Accountability and Transparency
Accountability and Transparency are vital ingredients which nurture and support The Rule of Law. These virtues, I am afraid, only exist in speeches by BDP politicians at rallies, parliament and international fora. The level of fruitless and wasteful expenditure across all government ministries and state-owned enterprises as confirmed by the Auditor General and the Public Accounts Committee (PAC) year in and out, can best be described as normal and to whom it may concern. This wasteful expenditure could in a meaningful manner help address the socio-economic challenges facing Batswana. In 2010 “Transparency International Corruption Perceptions Index gave Botswana a corruption perceptions index of 5.8 where 10.0 is the most clean and 0.0 is the most corrupt. I beg to differ with Transparency International stats for the simple reason that where the Rule of Law, Accountability and Transparency are compromised and circumvented, and institutions which should fight and deal with corruption are under the sole direction of the President, levels of corruption inevitably rise. It will be interesting to know who Transparency International talks to in order to make an informed index finding.

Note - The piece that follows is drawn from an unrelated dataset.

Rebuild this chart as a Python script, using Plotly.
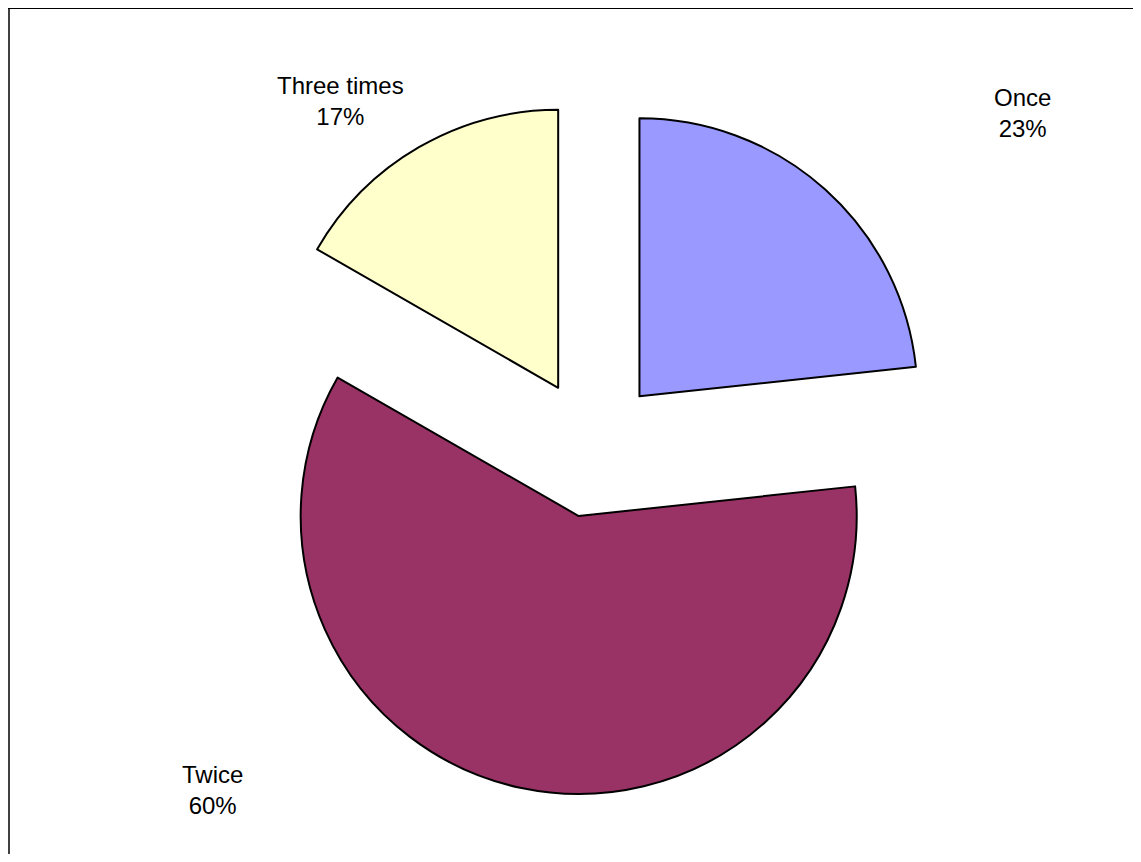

Poverty Eradication and Unemployment
Poverty, abject or otherwise, is a direct outcome of unemployment which itself brings hunger, family breakdown, illness substance abuse and other such ills. K. Osei-Hwedie in a paper titled ‘Poverty Eradication in Botswana: Towards the Realisation of Vision 2016’ says that liberal democracy accepts and tolerates poverty and inequality. The paper further quotes Good to have said that “Botswana has both the wealth and the state capacity to reduce poverty substantially, should the elite have chosen this as an original developmental goal. Consistent with the values of liberal democracy, the ruling elite have not addressed poverty eradication directly and the people have yet to insist that they do so”. The BDP will claim to have put in place Poverty Eradication initiatives with a fairly reasonable budget. But the critical issue is whether these initiatives are fully capacitated and complemented by competent planned workforce who are skilled in the subject matter-poverty eradication. Memory Nguwi of Industrial Psychology Consultants defines planned workforce as the one “having the right number of people with the right skill (not qualifications but right level of competency)”. It is difficult to say whether the poverty eradication initiatives are bearing desired and expected fruits. It is not disputed that there are no beneficiaries of poverty eradication initiatives but the question is whether the benefits are commensurate with the budget and other resources. Unemployment is significantly addressed by the creation of sustainable jobs which in turn address poverty. Botswana is in the middle of indefinite retrenchment season from government-owned enterprises and the private sector. BDP government is viciously in the process of selling cheaply state assets like the over P 10 billion Morupule B Power Station and Air Botswana. These assets are ‘on sale’ under unexplained and controversial circumstances. As it would be imagined, these are enterprises which would employ a sizeable number of workers. The recent shut down of the BCL mine by the sole shareholder (government) where over 5000 workers lost their jobs, is an undisputed fact that BDP government has reached a political cul-de-sac to create or protect existing jobs. What is mind boggling is that BCL jobs were lost against expert advice from captains of the industry and other relevant stakeholders.